[proofplan] We prove the normal equations directly from the minimizing property of $\hat{\beta}$. For an arbitrary direction $a \in \mathbb{R}^p$, we restrict the least squares objective to the affine line $\hat{\beta} + ta$ and use the fact that $t=0$ is a minimum. Differentiating this one-variable quadratic gives $(Xa) \cdot \hat{\varepsilon}=0$ for every $a$, which is exactly $X^\top \hat{\varepsilon}=0$ and hence orthogonality to the column space of $X$. [/proofplan]

[step:Restrict the least squares objective to an arbitrary line through $\hat{\beta}$]Define the least squares objective \begin{align*} Q: \mathbb{R}^p &\to \mathbb{R} \\ \beta &\mapsto |y - X\beta|^2. \end{align*} Fix an arbitrary vector $a \in \mathbb{R}^p$, and define the one-variable function \begin{align*} \varphi_a: \mathbb{R} &\to \mathbb{R} \\ t &\mapsto Q(\hat{\beta} + ta). \end{align*} Since $\hat{\beta}$ minimizes $Q$ over $\mathbb{R}^p$, the point $t=0$ minimizes $\varphi_a$ over $\mathbb{R}$. Using $\hat{\varepsilon} = y - X\hat{\beta}$, we compute \begin{align*} \varphi_a(t) &= |y - X(\hat{\beta} + ta)|^2 \\ &= |y - X\hat{\beta} - tXa|^2 \\ &= |\hat{\varepsilon} - tXa|^2 \\ &= |\hat{\varepsilon}|^2 - 2t (Xa)\cdot \hat{\varepsilon} + t^2 |Xa|^2. \end{align*} Thus $\varphi_a$ is differentiable and \begin{align*} \varphi_a'(0) = -2(Xa)\cdot \hat{\varepsilon}. \end{align*} Because $t=0$ is a minimum of the differentiable function $\varphi_a$, we have $\varphi_a'(0)=0$. Therefore \begin{align*} (Xa)\cdot \hat{\varepsilon}=0. \end{align*} Since $a \in \mathbb{R}^p$ was arbitrary, this identity holds for every $a \in \mathbb{R}^p$.[/step]

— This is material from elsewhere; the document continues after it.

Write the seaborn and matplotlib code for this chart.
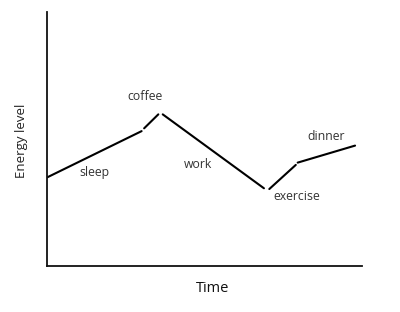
import matplotlib
matplotlib.use("Agg")
import matplotlib.pyplot as plt
import seaborn as sns
import pandas as pd

# Data (in axis units 0-100)
segments = ["sleep", "coffee", "work", "exercise", "dinner"]
x_start = [0.0, 30.9, 36.8, 70.6, 79.6]
y_start = [34.8, 54.2, 59.7, 30.3, 40.7]
x_end = [30.1, 35.4, 68.9, 79.0, 97.8]
y_end = [53.1, 59.7, 30.6, 39.8, 47.4]
label_x = [15.2, 31.2, 48.0, 79.3, 88.6]
label_y = [36.7, 66.7, 39.8, 27.3, 50.9]

rows = []
for s, xs, ys, xe, ye in zip(segments, x_start, y_start, x_end, y_end):
    rows.append({"segment": s, "time": xs, "energy": ys})
    rows.append({"segment": s, "time": xe, "energy": ye})
df = pd.DataFrame(rows)

sns.set_style("white")
plt.rcParams["font.family"] = ["Open Sans", "DejaVu Sans"]

fig = plt.figure(figsize=(4.0, 3.12), dpi=100)
ax = fig.add_axes([46.7 / 400, (312 - 266) / 312, (362 - 46.7) / 400, (266 - 12) / 312])

sns.lineplot(data=df, x="time", y="energy", units="segment", estimator=None,
             color="black", linewidth=1.5, ax=ax)

for s, lx, ly in zip(segments, label_x, label_y):
    ax.text(lx, ly, s, ha="center", va="center", fontsize=8.8, color="#333333")

ax.set_xlim(0, 100)
ax.set_ylim(0, 100)
ax.set_xticks([])
ax.set_yticks([])
ax.set_xlabel("Time", fontsize=10.5, color="#111111")
ax.set_ylabel("Energy level", fontsize=9.5, color="#222222")
ax.xaxis.label.set_va("center")
ax.yaxis.label.set_va("center")
ax.xaxis.set_label_coords(0.527, -0.087)
ax.yaxis.set_label_coords(-0.079, 0.492)
for side in ["top", "right"]:
    ax.spines[side].set_visible(False)
for side in ["left", "bottom"]:
    ax.spines[side].set_color("#111111")
    ax.spines[side].set_linewidth(1.3)

fig.savefig("out.png", dpi=100)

[guided]The goal is to convert the global minimization statement for $Q$ into an algebraic equation. We do this by testing the minimizer in every possible direction. Define \begin{align*} Q: \mathbb{R}^p &\to \mathbb{R} \\ \beta &\mapsto |y - X\beta|^2. \end{align*} The hypothesis says that $\hat{\beta}$ minimizes this function over all of $\mathbb{R}^p$. Now fix an arbitrary direction $a \in \mathbb{R}^p$. Moving from $\hat{\beta}$ in the direction $a$ gives the affine line $\hat{\beta} + ta$, where $t \in \mathbb{R}$. Define \begin{align*} \varphi_a: \mathbb{R} &\to \mathbb{R} \\ t &\mapsto Q(\hat{\beta} + ta). \end{align*} Since $\hat{\beta}$ is a global minimizer of $Q$, the scalar $t=0$ is a global minimizer of $\varphi_a$. We now compute this scalar quadratic. By the definition $\hat{\varepsilon} := y - X\hat{\beta}$, \begin{align*} \varphi_a(t) &= |y - X(\hat{\beta} + ta)|^2 \\ &= |y - X\hat{\beta} - tXa|^2 \\ &= |\hat{\varepsilon} - tXa|^2 \\ &= |\hat{\varepsilon}|^2 - 2t (Xa)\cdot \hat{\varepsilon} + t^2 |Xa|^2. \end{align*} The function $\varphi_a$ is therefore differentiable, and differentiating the displayed quadratic gives \begin{align*} \varphi_a'(0) = -2(Xa)\cdot \hat{\varepsilon}. \end{align*} A differentiable real-valued function has derivative $0$ at an interior minimum, so $\varphi_a'(0)=0$. Hence \begin{align*} (Xa)\cdot \hat{\varepsilon}=0. \end{align*} Because the direction $a \in \mathbb{R}^p$ was arbitrary, this proves that the residual is orthogonal to every vector of the form $Xa$.[/guided]

[step:Translate directional orthogonality into the matrix equation $X^\top\hat{\varepsilon}=0$] For every $a \in \mathbb{R}^p$, the previous step gives \begin{align*} 0 = (Xa)\cdot \hat{\varepsilon} = a^\top X^\top \hat{\varepsilon}. \end{align*} Define $w \in \mathbb{R}^p$ by \begin{align*} w := X^\top \hat{\varepsilon}. \end{align*} Then $a^\top w = 0$ for every $a \in \mathbb{R}^p$. Taking $a=w$ gives \begin{align*} |w|^2 = w^\top w = 0. \end{align*} Therefore $w=0$, which is precisely \begin{align*} X^\top \hat{\varepsilon}=0. \end{align*} [/step]

[step:Identify the equivalent orthogonality statement for $\operatorname{Range}(X)$] Let $v \in \operatorname{Range}(X)$. By definition of the range of $X$, there exists $a \in \mathbb{R}^p$ such that \begin{align*} v = Xa. \end{align*} Using $X^\top \hat{\varepsilon}=0$, we obtain \begin{align*} v \cdot \hat{\varepsilon} = (Xa)\cdot \hat{\varepsilon} = a^\top X^\top \hat{\varepsilon} = a^\top 0 = 0. \end{align*} Thus $\hat{\varepsilon}$ is orthogonal to every vector in $\operatorname{Range}(X)$. Conversely, if $\hat{\varepsilon}$ is orthogonal to every vector in $\operatorname{Range}(X)$, then $(Xa)\cdot \hat{\varepsilon}=0$ for every $a \in \mathbb{R}^p$. Hence $a^\top X^\top\hat{\varepsilon}=0$ for every $a \in \mathbb{R}^p$, and the argument with $w := X^\top\hat{\varepsilon}$ gives $X^\top\hat{\varepsilon}=0$. Therefore the two formulations are equivalent. [/step]